The survey sought to gauge youth attitudes toward the State of Israel; their perspective on new immigrants and the state's Arab citizens; and their political stances.

The results paint a picture of youth leaning toward political philosophies that fall outside the mainstream.

In response to the question of whether Arab citizens should be granted rights equal to that of Jews, 49.5 percent answered in the negative. The issue highlighted the deep fault lines separating religious and secular youths, with 82 percent of religious students saying they opposed equal rights for Arabs while just 39 percent of secular students echoed that sentiment.

The secular-religious gap was also present when students were faced with the question of whether Arabs should be eligible to run for office in the Knesset. While 82 percent of those with religious tendencies answered in the negative, 47 percent of secular teens agreed. In total, 56 percent said Arabs should be denied this right altogether.

The survey also delved into the issue of military service and following orders that are deemed politically divisive.

While an overwhelming majority (91 percent) expressed a desire to enlist in the Israel Defense Forces, 48 percent said they would not obey an order to evacuate outposts and settlements in the West Bank.

Here, too, researchers note the religious nexus. Of those who would refuse evacuation orders, 81 percent categorize themselves as religious as opposed to 36 percent who are secular.

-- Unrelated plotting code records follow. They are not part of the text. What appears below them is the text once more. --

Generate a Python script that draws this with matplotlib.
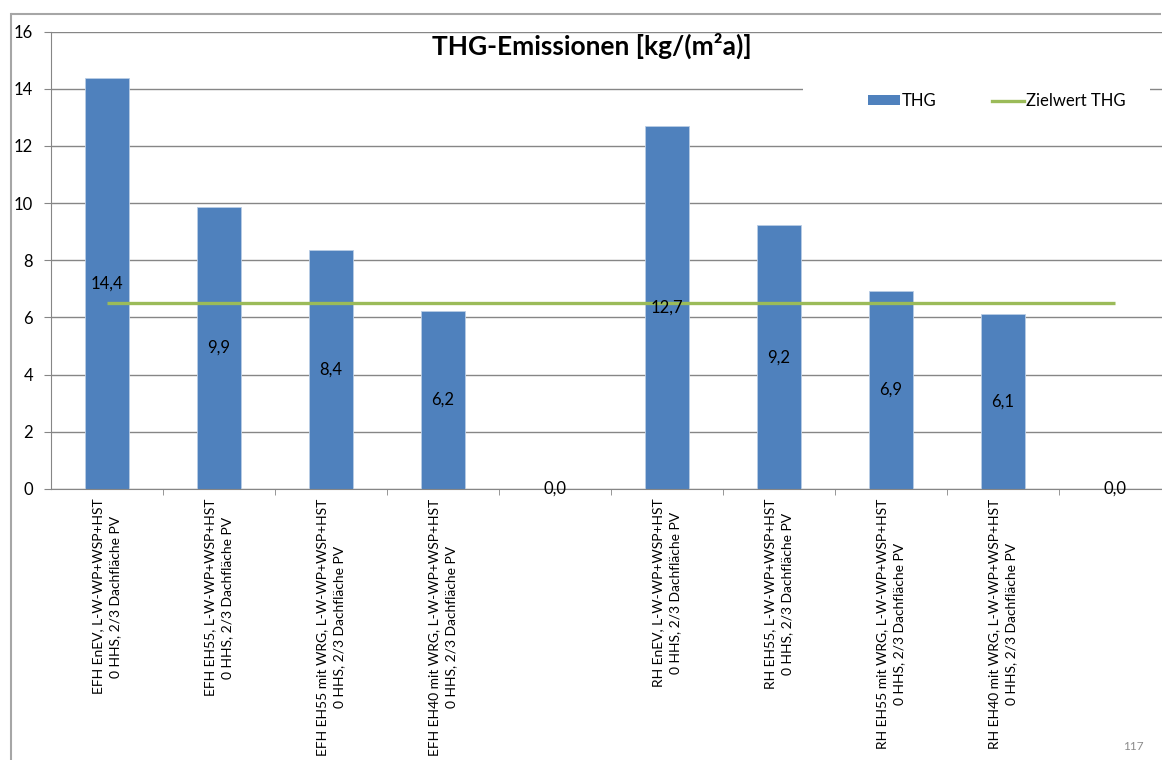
import numpy as np
import matplotlib.pyplot as plt
from matplotlib.patches import Rectangle, Patch
from matplotlib.lines import Line2D

plt.rcParams['font.family'] = ['Lato', 'DejaVu Sans']

# THG-Emissionen je Variante in kg/(m²a)
kategorien = [
    "EFH EnEV, L-W-WP+WSP+HST\n0 HHS, 2/3 Dachfläche PV",
    "EFH EH55, L-W-WP+WSP+HST\n0 HHS, 2/3 Dachfläche PV",
    "EFH EH55 mit WRG, L-W-WP+WSP+HST\n0 HHS, 2/3 Dachfläche PV",
    "EFH EH40 mit WRG, L-W-WP+WSP+HST\n0 HHS, 2/3 Dachfläche PV",
    "",
    "RH EnEV, L-W-WP+WSP+HST\n0 HHS, 2/3 Dachfläche PV",
    "RH EH55, L-W-WP+WSP+HST\n0 HHS, 2/3 Dachfläche PV",
    "RH EH55 mit WRG, L-W-WP+WSP+HST\n0 HHS, 2/3 Dachfläche PV",
    "RH EH40 mit WRG, L-W-WP+WSP+HST\n0 HHS, 2/3 Dachfläche PV",
    "",
]
thg = [14.38, 9.86, 8.37, 6.24, 0.0, 12.7, 9.22, 6.94, 6.13, 0.0]
zielwert = [6.5] * len(kategorien)

BLAU = '#4F81BD'
GRUEN = '#9BBB59'
GRAU = '#868686'
FS = 12

fig = plt.figure(figsize=(11.62, 7.6), dpi=100)

# Rahmen um das Diagramm: nur linke und obere Kante liegen im Bild
y_rahmen = 1 - 13.5 / 760
x_rahmen = 10.5 / 1162
fig.add_artist(Line2D([x_rahmen, x_rahmen], [0.0, y_rahmen],
                      transform=fig.transFigure, color='#A6A6A6', lw=1.5))
fig.add_artist(Line2D([x_rahmen, 0.9995], [y_rahmen, y_rahmen],
                      transform=fig.transFigure, color='#A6A6A6', lw=1.5,
                      solid_capstyle='butt'))

# Zeichenfläche reicht rechts über das Bild hinaus
ax = fig.add_axes([51 / 1162, 1 - 489 / 760, 1120 / 1162, (489 - 31.5) / 760])
ax.patch.set_visible(False)
x = np.arange(len(kategorien))

ax.bar(x, thg, width=0.39, color=BLAU, edgecolor='#B9CDE5', lw=0.6, zorder=2)
ax.plot(x, zielwert, color=GRUEN, lw=2.4, zorder=3, solid_capstyle='butt')

for xi, v in zip(x, thg):
    ax.text(xi, v / 2, f"{v:.1f}".replace('.', ','), ha='center', va='center',
            fontsize=FS, color='black', zorder=4)

ax.set_xlim(-0.5, len(kategorien) - 0.5)
ax.set_ylim(0, 16)
ax.set_yticks(np.arange(0, 17, 2))
ax.yaxis.grid(True, color=GRAU, lw=1.0, zorder=0)
ax.set_axisbelow(True)

ax.set_xticks(x)
ax.set_xticklabels(kategorien, rotation=90, ha='center', va='top',
                   multialignment='center', fontsize=10, linespacing=1.5)
ax.set_xticks(np.arange(0.5, len(kategorien) - 0.5, 1), minor=True)
ax.tick_params(axis='x', which='major', length=0, pad=7)
ax.tick_params(axis='x', which='minor', length=4, color=GRAU, direction='out')
ax.tick_params(axis='y', length=5, color=GRAU, labelsize=FS, pad=8,
               right=False, labelright=False)

for s in ['top', 'right']:
    ax.spines[s].set_visible(False)
ax.spines['left'].set_color(GRAU)
ax.spines['bottom'].set_color(GRAU)

fig.text(592 / 1162, 1 - 46 / 760, "THG-Emissionen [kg/(m²a)]", ha='center',
         va='center', fontsize=19, fontweight='bold')

# Legende auf weißem Feld
fig.patches.append(Rectangle((803 / 1162, 1 - 118 / 760), 347 / 1162, 35 / 760,
                             transform=fig.transFigure, facecolor='white',
                             edgecolor='none', zorder=5))
handles = [Patch(facecolor=BLAU, edgecolor='none'),
           Line2D([0], [0], color=GRUEN, lw=2.4)]
fig.legend(handles, ['THG', 'Zielwert THG'], ncol=2, frameon=False,
           loc='center left', bbox_to_anchor=(853 / 1162, 1 - 101 / 760),
           fontsize=FS, handlelength=1.9, handleheight=0.5,
           handletextpad=0.15, columnspacing=3.3)

fig.text(1133 / 1162, 1 - 747 / 760, "117", ha='center', va='center',
         fontsize=8.5, color='#8C8C8C')

fig.savefig('out.png', dpi=100, facecolor='white')
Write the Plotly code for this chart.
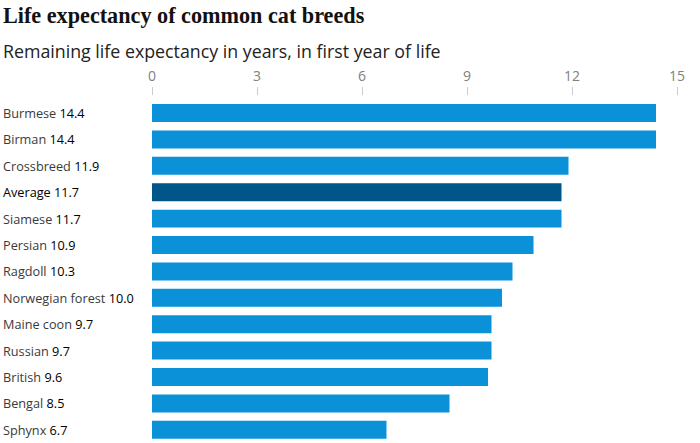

"This poll shows findings which place a huge warning signal in light of the strengthening trends of extremist views among the youth," said an Education Ministry official.

The survey, which also revealed that a relatively high number of youth plan on voting and that democracy is still the preferred system of government, indicates "a gap between the consensus on formal democracy and the principles of essential democracy, which forbid the denial of rights to the Arab population," the official said.

"The differences in positions between secular and religious youth, which are only growing sharper from a demographic standpoint, need to be of concern to all of us because this will be the face of the state in another 20-30 years," said Bar-Tal. "There is a combination of fundamentalism, nationalism, and racism in the worldview of religious youth."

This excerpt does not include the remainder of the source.